The payments bodies in the US, the UK, South Africa, and Canada have either introduced rules or are considering policy implications for mobile payments. Many industry participants see mobile payments as a highly competitive space, and therefore not yet ready for general collaboration. There is an evolutionary cycle to such developments. Trails are blazed competitively and in multiple directions, but at some stage there needs to be some standardisation to get ubiquity, economy and efficiency. It is often hard to pick when it’s the right time to start talking about industry standards: too early and competitive development may be stifled; too late and structural inefficiencies and incompatibilities become entrenched.
When regulators get interested, it is generally a sign that industry needs to look at its own approach. In a recent discussion paper from the Federal Reserve Bank of Boston, the regulatory framework, business models and standards to promote mobile payments were identified as potential areas for further policy investigation by the US Federal Reserve.

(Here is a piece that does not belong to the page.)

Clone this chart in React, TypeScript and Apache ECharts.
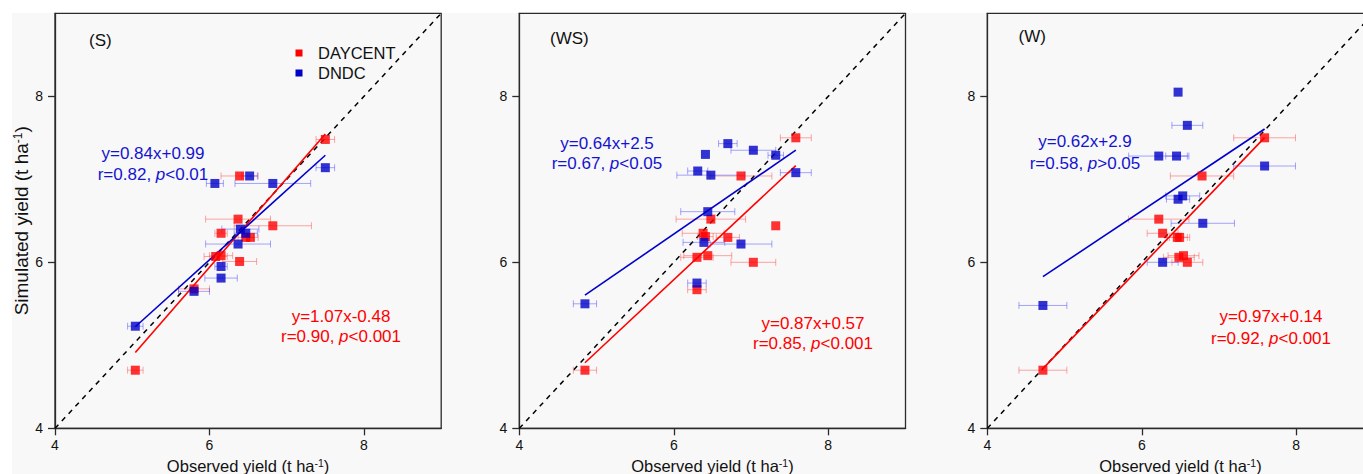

There may be a loose analogy to the development of ATM networks and debit card schemes in big markets like the US. Initial rollouts were institution-specific, then, financial institutions grouped themselves into progressively fewer, larger networks, ultimately achieving something like ubiquity. But this is only possible when standards and formats are largely compatible – hence the standardisation timing issue above.
At APCA, our role is to promote collaborative enhancement of the payments system. This leads us towards sponsoring the standardisation debate even as competitors are aggressively developing their own offerings, and tending to hold their cards (no pun intended) close to their chests. While network ubiquity may still be quite a way off, the debate itself may encourage greater compatibility to support future evolution.